If you’re not familiar with the OR Helium waterproof jackets, take a look at these photos; these shells pack down insanely small!
The Helium HD, specifically, expands on OR’s best-selling Helium II, a 6.5-ounce marvel that packs so small you forget it’s there, by adding zippered hand pockets, pit zips and an improved hood.
Sure, those extra zippers add a couple of ounces, but all worthy features; true ultralight types might prefer the II over the HD. For my money, it doesn’t matter how light a piece is if it doesn’t get the job done, and this one does.

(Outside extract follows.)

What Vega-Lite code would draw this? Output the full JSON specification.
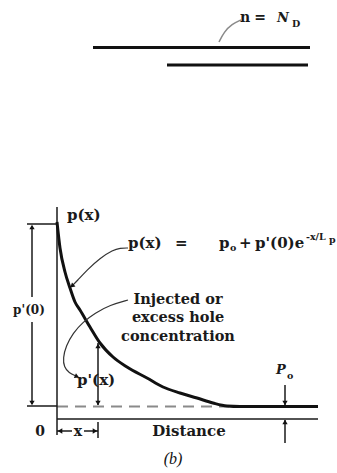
{
  "$schema": "https://vega.github.io/schema/vega-lite/v6.json",
  "width": 337,
  "height": 473,
  "autosize": {"type": "fit", "contains": "padding"},
  "padding": 0,
  "background": "white",
  "config": {"view": {"stroke": null}},
  "datasets": {
    "curve": [
      {"x": 0, "y": 197}, {"x": 3, "y": 171}, {"x": 8, "y": 147}, {"x": 13, "y": 131},
      {"x": 18, "y": 117}, {"x": 23, "y": 109}, {"x": 33, "y": 92}, {"x": 43, "y": 76},
      {"x": 56, "y": 62}, {"x": 70, "y": 52}, {"x": 90, "y": 41}, {"x": 106, "y": 32},
      {"x": 123, "y": 26}, {"x": 140, "y": 21}, {"x": 156, "y": 16}, {"x": 170, "y": 13},
      {"x": 183, "y": 12.5}, {"x": 261, "y": 12.5}
    ],
    "thin": [
      {"x": 0, "y": 212, "x2": 0, "y2": -16},
      {"x": 0, "y": 0, "x2": 261, "y2": 0},
      {"x": -25, "y": 192, "x2": -25, "y2": 122},
      {"x": -25, "y": 97, "x2": -25, "y2": 15},
      {"x": -30, "y": 195, "x2": 0, "y2": 195},
      {"x": -30, "y": 13, "x2": 0, "y2": 13},
      {"x": 41, "y": 76, "x2": 41, "y2": 14},
      {"x": 0, "y": -12, "x2": 15, "y2": -12},
      {"x": 27, "y": -12, "x2": 41, "y2": -12},
      {"x": 41, "y": -3, "x2": 41, "y2": -19},
      {"x": 228, "y": 34, "x2": 228, "y2": 14},
      {"x": 228, "y": -24, "x2": 228, "y2": -1}
    ],
    "bars": [
      {"x": 36, "y": 371.5, "x2": 253, "y2": 371.5},
      {"x": 110, "y": 354, "x2": 251, "y2": 354}
    ],
    "baseline": [{"x": 0, "y": 12.5, "x2": 172, "y2": 12.5}],
    "heads": [
      {"x": -25, "y": 192, "dir": "up"},
      {"x": -25, "y": 16, "dir": "down"},
      {"x": 41, "y": 73, "dir": "up"},
      {"x": 41, "y": 16, "dir": "down"},
      {"x": 3, "y": -12, "dir": "left"},
      {"x": 38, "y": -12, "dir": "right"},
      {"x": 228, "y": 16, "dir": "down"},
      {"x": 228, "y": -3, "dir": "up"}
    ],
    "leaders": [
      {"id": "eq", "i": 0, "x": 71, "y": 171}, {"id": "eq", "i": 1, "x": 63, "y": 171},
      {"id": "eq", "i": 2, "x": 56, "y": 169}, {"id": "eq", "i": 3, "x": 43, "y": 161},
      {"id": "eq", "i": 4, "x": 30, "y": 149}, {"id": "eq", "i": 5, "x": 20, "y": 138},
      {"id": "eq", "i": 6, "x": 15, "y": 133},
      {"id": "inj", "i": 0, "x": 71, "y": 119}, {"id": "inj", "i": 1, "x": 53, "y": 114},
      {"id": "inj", "i": 2, "x": 38, "y": 106}, {"id": "inj", "i": 3, "x": 26, "y": 97},
      {"id": "inj", "i": 4, "x": 16, "y": 86}, {"id": "inj", "i": 5, "x": 9, "y": 73},
      {"id": "inj", "i": 6, "x": 6, "y": 61}, {"id": "inj", "i": 7, "x": 7, "y": 52},
      {"id": "inj", "i": 8, "x": 12, "y": 46}, {"id": "inj", "i": 9, "x": 19, "y": 43}
    ],
    "nd_leader": [
      {"i": 0, "x": 162, "y": 377}, {"i": 1, "x": 167, "y": 387},
      {"i": 2, "x": 175, "y": 395}, {"i": 3, "x": 184, "y": 399}
    ],
    "labels": [
      {"text": "p(x)", "x": 10, "y": 204, "role": "left"},
      {"text": "p(x)", "x": 71, "y": 176, "role": "left"},
      {"text": "=", "x": 118, "y": 176, "role": "left"},
      {"text": "p", "x": 162, "y": 176, "role": "left"},
      {"text": "+", "x": 182, "y": 176, "role": "left"},
      {"text": "p'(0)e", "x": 198, "y": 176, "role": "left"},
      {"text": "p'(x)", "x": 20, "y": 39, "role": "left"},
      {"text": "Injected or", "x": 121, "y": 119, "role": "note"},
      {"text": "excess hole", "x": 121, "y": 101, "role": "note"},
      {"text": "concentration", "x": 121, "y": 82, "role": "note"},
      {"text": "p'(0)", "x": -28, "y": 109, "role": "small"},
      {"text": "0", "x": -17, "y": -13, "role": "center"},
      {"text": "x", "x": 21, "y": -13, "role": "center"},
      {"text": "n", "x": 188, "y": 401, "role": "center"},
      {"text": "=", "x": 203, "y": 401, "role": "center"},
      {"text": "Distance", "x": 132, "y": -12, "role": "big"},
      {"text": "N", "x": 226, "y": 401, "role": "italic"},
      {"text": "P", "x": 224, "y": 49, "role": "italic"},
      {"text": "o", "x": 173, "y": 171, "role": "sub"},
      {"text": "o", "x": 230, "y": 43, "role": "sub"},
      {"text": "D", "x": 235, "y": 395, "role": "sub"},
      {"text": "-x/L", "x": 249, "y": 182, "role": "sup"},
      {"text": "p", "x": 272, "y": 179, "role": "sup"},
      {"text": "(b)", "x": 116, "y": -40, "role": "caption"}
    ]
  },
  "encoding": {
    "x": {"field": "x", "type": "quantitative", "axis": null,
          "scale": {"domain": [-57, 280], "nice": false, "zero": false}},
    "y": {"field": "y", "type": "quantitative", "axis": null,
          "scale": {"domain": [-54, 419], "nice": false, "zero": false}}
  },
  "layer": [
    {
      "data": {"name": "baseline"},
      "mark": {"type": "rule", "color": "#8a8a8a", "strokeWidth": 2, "strokeDash": [11, 7]},
      "encoding": {"x2": {"field": "x2"}, "y2": {"field": "y2"}}
    },
    {
      "data": {"name": "thin"},
      "mark": {"type": "rule", "color": "#1a1a1a", "strokeWidth": 1.5},
      "encoding": {"x2": {"field": "x2"}, "y2": {"field": "y2"}}
    },
    {
      "data": {"name": "bars"},
      "mark": {"type": "rule", "color": "#111", "strokeWidth": 3},
      "encoding": {"x2": {"field": "x2"}, "y2": {"field": "y2"}}
    },
    {
      "data": {"name": "curve"},
      "mark": {"type": "line", "color": "#111", "strokeWidth": 3, "interpolate": "monotone"},
      "encoding": {}
    },
    {
      "data": {"name": "leaders"},
      "mark": {"type": "line", "color": "#333", "strokeWidth": 1.2, "interpolate": "basis"},
      "encoding": {"detail": {"field": "id"}, "order": {"field": "i", "type": "quantitative"}}
    },
    {
      "data": {"name": "nd_leader"},
      "mark": {"type": "line", "color": "#8a8a8a", "strokeWidth": 1.5, "interpolate": "basis"},
      "encoding": {"order": {"field": "i", "type": "quantitative"}}
    },
    {
      "data": {"name": "heads"},
      "mark": {"type": "point", "filled": true, "color": "#111", "size": 28, "opacity": 1},
      "encoding": {
        "shape": {"field": "dir", "type": "nominal", "legend": null,
                  "scale": {"domain": ["up", "down", "left", "right"],
                            "range": ["triangle-up", "triangle-down", "triangle-left", "triangle-right"]}}
      }
    },
    {
      "data": {"values": [{"x": 15, "y": 133}]},
      "mark": {"type": "point", "shape": "triangle-up", "angle": 229, "filled": true, "color": "#111", "size": 28, "opacity": 1}
    },
    {
      "data": {"values": [{"x": 20, "y": 42.5}]},
      "mark": {"type": "point", "shape": "triangle-up", "angle": 114, "filled": true, "color": "#111", "size": 28, "opacity": 1}
    },
    {
      "data": {"name": "labels"},
      "transform": [{"filter": "datum.role === 'left'"}],
      "mark": {"type": "text", "align": "left", "baseline": "middle", "font": "DejaVu Serif", "fontWeight": "bold", "fontSize": 15, "color": "#1a1a1a"},
      "encoding": {"text": {"field": "text"}}
    },
    {
      "data": {"name": "labels"},
      "transform": [{"filter": "datum.role === 'center'"}],
      "mark": {"type": "text", "align": "center", "baseline": "middle", "font": "DejaVu Serif", "fontWeight": "bold", "fontSize": 14, "color": "#1a1a1a"},
      "encoding": {"text": {"field": "text"}}
    },
    {
      "data": {"name": "labels"},
      "transform": [{"filter": "datum.role === 'note'"}],
      "mark": {"type": "text", "align": "center", "baseline": "middle", "font": "DejaVu Serif", "fontWeight": "bold", "fontSize": 14.5, "color": "#1a1a1a"},
      "encoding": {"text": {"field": "text"}}
    },
    {
      "data": {"name": "labels"},
      "transform": [{"filter": "datum.role === 'small'"}],
      "mark": {"type": "text", "align": "center", "baseline": "middle", "font": "DejaVu Serif", "fontWeight": "bold", "fontSize": 12, "color": "#1a1a1a"},
      "encoding": {"text": {"field": "text"}}
    },
    {
      "data": {"name": "labels"},
      "transform": [{"filter": "datum.role === 'big'"}],
      "mark": {"type": "text", "align": "center", "baseline": "middle", "font": "DejaVu Serif", "fontWeight": "bold", "fontSize": 15, "color": "#1a1a1a"},
      "encoding": {"text": {"field": "text"}}
    },
    {
      "data": {"name": "labels"},
      "transform": [{"filter": "datum.role === 'italic'"}],
      "mark": {"type": "text", "align": "center", "baseline": "middle", "font": "DejaVu Serif", "fontWeight": "bold", "fontStyle": "italic", "fontSize": 13, "color": "#1a1a1a"},
      "encoding": {"text": {"field": "text"}}
    },
    {
      "data": {"name": "labels"},
      "transform": [{"filter": "datum.role === 'sub' || datum.role === 'sup'"}],
      "mark": {"type": "text", "align": "left", "baseline": "middle", "font": "DejaVu Serif", "fontWeight": "bold", "fontSize": 9.5, "color": "#1a1a1a"},
      "encoding": {"text": {"field": "text"}}
    },
    {
      "data": {"name": "labels"},
      "transform": [{"filter": "datum.role === 'caption'"}],
      "mark": {"type": "text", "align": "center", "baseline": "middle", "font": "Liberation Serif", "fontStyle": "italic", "fontSize": 16, "color": "#111"},
      "encoding": {"text": {"field": "text"}}
    }
  ]
}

So I stuffed the Helium HD down into my pack and set off on a week of riding, managing between 20 and 25 miles a day. I never saw a thunderstorm, and it wasn’t all that chilly up at 9,000 feet, so I never even needed it…
…and that’s the beauty of such an ultralight piece! If you don’t end up using it, you’re not dragging some heavy-ass jacket around. You don’t even know it’s there. I sure didn’t.
After six days and about 140 miles of hammering the living hell out of my suspension in Moab, disaster struck: a pivot literally worked its way loose on my mountain bike and was lost to the desert.
A couple miles later, when the bearings popped loose and I became aware of the issues, one thing was certain: I wasn’t going to find that part, and no local bike shop was going to be able to get me one before I flew home.
The mountain biking portion of my trip over, I pondered the available options. Hey, a wasted day in Colorado is a really wasted day, right? I realized the weather was favorable enough to attempt one of the easier, hikeable 14ers, so I drove over to Guanella Pass and headed up Mt Bierstadt.
Once atop the ridge just below the summit, things were getting pretty cold and the wind picked up, but I was able to pull out the Helium and it rocked.
There’s your takeaway — however under-prepared you think you are, a good shell jacket goes a long way. At 9 ounces with plenty of useful features, the Outdoor Research Helium HD has a permanent home in the bottom of my pack.